What Is Compound Interest?
Compound interest is the interest you earn on both your original investment and the interest that gets added over time. This type of interest accelerates your savings growth and is often used in long-term financial planning. Unlike simple interest which is only based on the initial amount, compound interest builds up faster especially when compounded frequently.
How to Use Compound Interest Calculator
Use this free compound interest calculator to see how your investment grows over time.
- Enter your initial investment amount
- Add the annual interest rate and number of years
- Select how often the interest should be compounded (monthly, quarterly, etc.)
- Click Calculate to view your total return and interest earned
It's a simple way to forecast your savings or plan for long-term financial goals.
Example: Compound Interest on $5,000 Over 15 Years
Suppose you invest $5,000 at a 6% annual interest rate, compounded monthly, for 15 years. Here's how your money would grow:
- Total Future Value: $12,070.43
- Total Interest Earned: $7,070.43
Year-by-Year Investment Growth
| Year | Balance |
|---|---|
| 1 | $5,309.89 |
| 5 | $6,744.25 |
| 10 | $9,095.85 |
| 15 | $12,070.43 |
How to Calculate Compound Interest Calculator?

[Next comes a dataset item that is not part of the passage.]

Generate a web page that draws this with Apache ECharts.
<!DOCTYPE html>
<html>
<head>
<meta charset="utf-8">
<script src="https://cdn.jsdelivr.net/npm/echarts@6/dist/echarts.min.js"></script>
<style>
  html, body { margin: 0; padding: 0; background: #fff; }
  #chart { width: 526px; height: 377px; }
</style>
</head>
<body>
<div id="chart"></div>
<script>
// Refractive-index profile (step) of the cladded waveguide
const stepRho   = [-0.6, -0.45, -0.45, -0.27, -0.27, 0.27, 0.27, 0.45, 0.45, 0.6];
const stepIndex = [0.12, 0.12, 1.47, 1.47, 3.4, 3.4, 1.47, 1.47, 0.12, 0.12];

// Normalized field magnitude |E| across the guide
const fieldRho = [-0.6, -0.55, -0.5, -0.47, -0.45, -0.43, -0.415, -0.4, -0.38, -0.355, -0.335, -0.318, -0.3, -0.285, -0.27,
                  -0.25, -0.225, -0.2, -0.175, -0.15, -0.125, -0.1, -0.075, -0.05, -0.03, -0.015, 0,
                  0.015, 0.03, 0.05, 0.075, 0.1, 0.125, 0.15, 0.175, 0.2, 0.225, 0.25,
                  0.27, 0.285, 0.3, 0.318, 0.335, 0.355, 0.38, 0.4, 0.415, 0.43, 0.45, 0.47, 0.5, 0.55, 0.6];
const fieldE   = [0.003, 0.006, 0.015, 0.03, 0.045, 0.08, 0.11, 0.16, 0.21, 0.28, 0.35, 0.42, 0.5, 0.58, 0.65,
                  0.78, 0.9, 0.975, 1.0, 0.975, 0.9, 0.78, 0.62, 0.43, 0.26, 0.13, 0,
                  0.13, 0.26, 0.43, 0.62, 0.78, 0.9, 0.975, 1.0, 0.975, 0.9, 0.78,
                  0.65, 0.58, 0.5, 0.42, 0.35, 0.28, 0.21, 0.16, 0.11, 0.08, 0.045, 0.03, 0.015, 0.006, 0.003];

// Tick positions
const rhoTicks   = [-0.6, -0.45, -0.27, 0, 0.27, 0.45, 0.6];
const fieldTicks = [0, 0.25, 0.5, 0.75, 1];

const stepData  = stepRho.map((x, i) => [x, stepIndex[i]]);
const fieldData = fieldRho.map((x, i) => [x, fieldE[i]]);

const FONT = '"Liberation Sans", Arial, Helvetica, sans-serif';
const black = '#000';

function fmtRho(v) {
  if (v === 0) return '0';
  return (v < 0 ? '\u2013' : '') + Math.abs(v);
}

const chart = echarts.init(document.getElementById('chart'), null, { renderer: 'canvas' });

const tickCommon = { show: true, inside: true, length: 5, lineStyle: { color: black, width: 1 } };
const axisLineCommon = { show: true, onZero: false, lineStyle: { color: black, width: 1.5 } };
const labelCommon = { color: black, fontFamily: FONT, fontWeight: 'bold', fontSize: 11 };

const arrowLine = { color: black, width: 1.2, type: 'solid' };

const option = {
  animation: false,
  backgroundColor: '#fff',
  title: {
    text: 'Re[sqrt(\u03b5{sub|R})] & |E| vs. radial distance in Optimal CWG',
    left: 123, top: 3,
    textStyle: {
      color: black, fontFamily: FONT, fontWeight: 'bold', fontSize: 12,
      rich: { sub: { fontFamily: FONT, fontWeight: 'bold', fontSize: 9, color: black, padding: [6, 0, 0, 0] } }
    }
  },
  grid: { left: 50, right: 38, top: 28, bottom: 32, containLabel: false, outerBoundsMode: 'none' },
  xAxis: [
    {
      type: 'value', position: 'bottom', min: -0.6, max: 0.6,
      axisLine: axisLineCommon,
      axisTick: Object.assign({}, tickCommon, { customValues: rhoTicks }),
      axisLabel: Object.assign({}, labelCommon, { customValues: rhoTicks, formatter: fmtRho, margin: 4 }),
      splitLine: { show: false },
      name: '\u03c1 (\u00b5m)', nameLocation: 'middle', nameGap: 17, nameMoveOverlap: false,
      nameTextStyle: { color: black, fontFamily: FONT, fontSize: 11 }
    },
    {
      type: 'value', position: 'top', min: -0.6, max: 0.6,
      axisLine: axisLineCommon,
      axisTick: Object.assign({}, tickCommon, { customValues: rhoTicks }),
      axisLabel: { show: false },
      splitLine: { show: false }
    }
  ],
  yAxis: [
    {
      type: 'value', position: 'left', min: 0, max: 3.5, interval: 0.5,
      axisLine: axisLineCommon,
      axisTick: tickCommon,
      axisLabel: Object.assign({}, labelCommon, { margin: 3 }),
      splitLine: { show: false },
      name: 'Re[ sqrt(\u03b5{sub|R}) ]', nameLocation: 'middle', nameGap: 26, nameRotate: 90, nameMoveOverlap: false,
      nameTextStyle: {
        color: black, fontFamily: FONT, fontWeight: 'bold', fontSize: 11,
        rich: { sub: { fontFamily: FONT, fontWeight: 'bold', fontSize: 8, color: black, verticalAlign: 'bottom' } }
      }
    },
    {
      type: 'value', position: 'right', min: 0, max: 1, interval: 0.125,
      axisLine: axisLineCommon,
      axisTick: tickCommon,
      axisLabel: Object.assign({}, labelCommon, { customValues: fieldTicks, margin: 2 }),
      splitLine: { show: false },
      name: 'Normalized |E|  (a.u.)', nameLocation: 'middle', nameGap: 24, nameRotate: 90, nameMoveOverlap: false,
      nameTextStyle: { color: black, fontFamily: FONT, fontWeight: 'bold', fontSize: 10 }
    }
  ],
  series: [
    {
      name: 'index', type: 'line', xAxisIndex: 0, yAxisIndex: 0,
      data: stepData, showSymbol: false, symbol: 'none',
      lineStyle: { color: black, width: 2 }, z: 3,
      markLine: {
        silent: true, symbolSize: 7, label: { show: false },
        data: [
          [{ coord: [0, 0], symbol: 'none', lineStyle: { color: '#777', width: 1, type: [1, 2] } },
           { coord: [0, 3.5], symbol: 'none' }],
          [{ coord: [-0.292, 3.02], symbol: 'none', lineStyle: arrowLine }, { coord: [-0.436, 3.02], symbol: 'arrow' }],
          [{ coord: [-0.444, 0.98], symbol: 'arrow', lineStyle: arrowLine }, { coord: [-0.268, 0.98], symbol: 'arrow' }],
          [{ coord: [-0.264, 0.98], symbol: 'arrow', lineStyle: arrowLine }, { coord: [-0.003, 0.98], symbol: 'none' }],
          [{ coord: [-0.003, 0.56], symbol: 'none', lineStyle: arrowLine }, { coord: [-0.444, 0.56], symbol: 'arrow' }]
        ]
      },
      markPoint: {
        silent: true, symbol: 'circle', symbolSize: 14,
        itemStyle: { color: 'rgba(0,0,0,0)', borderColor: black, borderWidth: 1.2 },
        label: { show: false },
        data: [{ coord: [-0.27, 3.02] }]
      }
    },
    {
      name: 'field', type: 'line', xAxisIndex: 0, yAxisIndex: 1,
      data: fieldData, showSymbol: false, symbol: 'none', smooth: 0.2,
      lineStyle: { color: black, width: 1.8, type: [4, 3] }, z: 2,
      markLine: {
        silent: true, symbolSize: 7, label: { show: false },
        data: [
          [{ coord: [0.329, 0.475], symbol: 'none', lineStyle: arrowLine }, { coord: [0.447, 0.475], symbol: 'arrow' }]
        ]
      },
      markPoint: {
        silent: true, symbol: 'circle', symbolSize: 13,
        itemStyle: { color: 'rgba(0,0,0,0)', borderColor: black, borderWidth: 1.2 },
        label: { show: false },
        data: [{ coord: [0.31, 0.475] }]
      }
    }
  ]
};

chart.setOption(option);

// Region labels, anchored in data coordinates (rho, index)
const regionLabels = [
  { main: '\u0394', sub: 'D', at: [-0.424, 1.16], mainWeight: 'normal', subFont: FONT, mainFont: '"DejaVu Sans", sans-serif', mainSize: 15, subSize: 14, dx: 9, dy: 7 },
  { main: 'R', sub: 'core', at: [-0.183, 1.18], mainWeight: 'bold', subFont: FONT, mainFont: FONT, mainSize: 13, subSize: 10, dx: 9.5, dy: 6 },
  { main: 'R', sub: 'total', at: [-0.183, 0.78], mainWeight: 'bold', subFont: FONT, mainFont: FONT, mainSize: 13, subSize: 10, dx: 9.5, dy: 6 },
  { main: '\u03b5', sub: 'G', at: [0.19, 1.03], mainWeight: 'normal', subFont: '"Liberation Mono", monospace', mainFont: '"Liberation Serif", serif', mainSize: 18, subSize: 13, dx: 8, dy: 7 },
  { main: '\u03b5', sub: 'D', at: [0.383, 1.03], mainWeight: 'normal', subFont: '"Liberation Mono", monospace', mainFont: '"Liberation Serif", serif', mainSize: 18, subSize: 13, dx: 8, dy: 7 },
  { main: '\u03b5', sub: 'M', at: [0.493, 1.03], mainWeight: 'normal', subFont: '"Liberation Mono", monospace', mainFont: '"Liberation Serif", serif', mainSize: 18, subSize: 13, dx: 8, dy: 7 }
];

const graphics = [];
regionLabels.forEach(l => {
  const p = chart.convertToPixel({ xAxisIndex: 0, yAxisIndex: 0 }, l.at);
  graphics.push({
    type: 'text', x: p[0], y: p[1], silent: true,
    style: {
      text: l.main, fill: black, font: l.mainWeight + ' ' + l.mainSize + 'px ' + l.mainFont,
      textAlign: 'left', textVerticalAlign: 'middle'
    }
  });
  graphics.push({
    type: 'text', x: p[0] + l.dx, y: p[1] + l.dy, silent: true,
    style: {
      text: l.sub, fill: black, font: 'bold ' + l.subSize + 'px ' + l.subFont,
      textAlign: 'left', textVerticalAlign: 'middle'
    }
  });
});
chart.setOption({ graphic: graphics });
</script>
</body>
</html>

Compound interest might sound complex, but it is one of the most powerful tools for growing your money, and learning how to calculate it can help you make smarter financial decisions. At its core, compound interest means earning interest on both your original investment (the principal) and the interest that accumulates over time. In other words, your money earns money and that money earns more money.
Formula:
The standard formula for calculating compound interest is:
A = P × (1 + r/n)^(nt)
Where:
- A = the future value of the investment
- P = principal amount (initial investment)
- r = annual interest rate (in decimal form)
- n = number of times the interest compounds per year
- t = time in years
Example:
Let's say you have invested $10,000 at an annual interest rate of 5%, compounded monthly for 5 years, So
- p = 10000
- r = 0.5
- n = 12
- t=5
Now, if we put the values into the formula, then: A = 10,000 × (1 + 0.05 / 12)^(12 × 5) = $12,834.59
So after 5 years, your investment grows to $12,834.59, with $2,834.59 in interest earned
The longer your money stays invested, and the more frequently interest is compounded, the faster your savings grow. This is why compound interest is often called the eighth wonder of the world especially in long-term investing, retirement planning, and wealth-building strategies.